Exercise prompt: Provide only the number of lines in the records below that include "this".

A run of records
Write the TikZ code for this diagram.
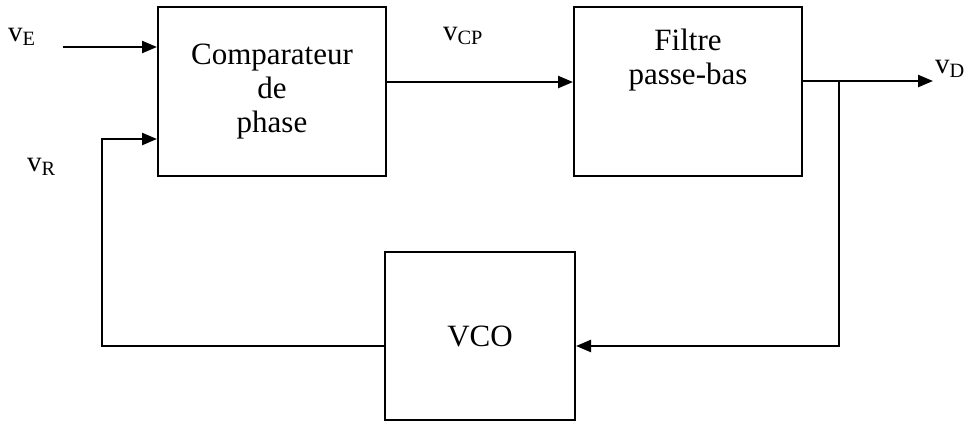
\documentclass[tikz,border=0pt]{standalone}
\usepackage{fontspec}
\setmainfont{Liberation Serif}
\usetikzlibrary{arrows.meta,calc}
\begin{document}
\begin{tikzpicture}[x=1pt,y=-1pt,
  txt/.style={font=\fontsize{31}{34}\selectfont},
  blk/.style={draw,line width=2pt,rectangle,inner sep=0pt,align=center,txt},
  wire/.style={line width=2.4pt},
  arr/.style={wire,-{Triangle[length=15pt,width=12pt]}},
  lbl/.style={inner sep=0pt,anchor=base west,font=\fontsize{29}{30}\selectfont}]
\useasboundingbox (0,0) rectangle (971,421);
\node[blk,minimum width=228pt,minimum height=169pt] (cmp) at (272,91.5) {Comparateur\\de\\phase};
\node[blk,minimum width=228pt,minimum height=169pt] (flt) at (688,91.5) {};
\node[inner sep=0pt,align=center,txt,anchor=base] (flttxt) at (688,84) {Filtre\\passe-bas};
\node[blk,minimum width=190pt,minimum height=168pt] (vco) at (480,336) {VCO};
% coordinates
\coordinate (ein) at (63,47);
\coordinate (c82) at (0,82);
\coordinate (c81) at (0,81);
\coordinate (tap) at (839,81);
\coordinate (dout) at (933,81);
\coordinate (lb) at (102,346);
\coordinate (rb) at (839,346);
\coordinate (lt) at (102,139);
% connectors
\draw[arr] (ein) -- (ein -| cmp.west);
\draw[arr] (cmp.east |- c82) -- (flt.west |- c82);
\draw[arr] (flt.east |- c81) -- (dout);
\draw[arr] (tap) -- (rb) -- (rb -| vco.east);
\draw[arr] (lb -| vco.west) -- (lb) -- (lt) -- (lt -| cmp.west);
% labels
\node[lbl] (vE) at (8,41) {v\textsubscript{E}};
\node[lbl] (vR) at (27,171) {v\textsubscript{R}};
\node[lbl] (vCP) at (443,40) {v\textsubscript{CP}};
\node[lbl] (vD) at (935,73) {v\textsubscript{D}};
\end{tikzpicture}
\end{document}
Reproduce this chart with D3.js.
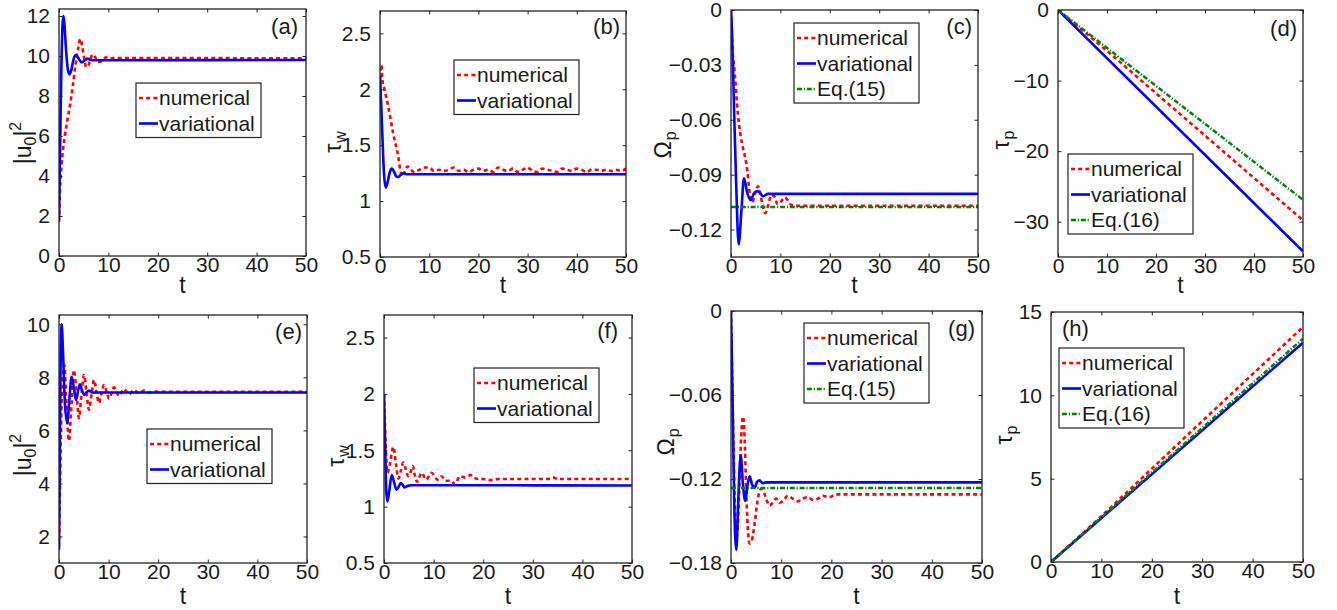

Task response: 2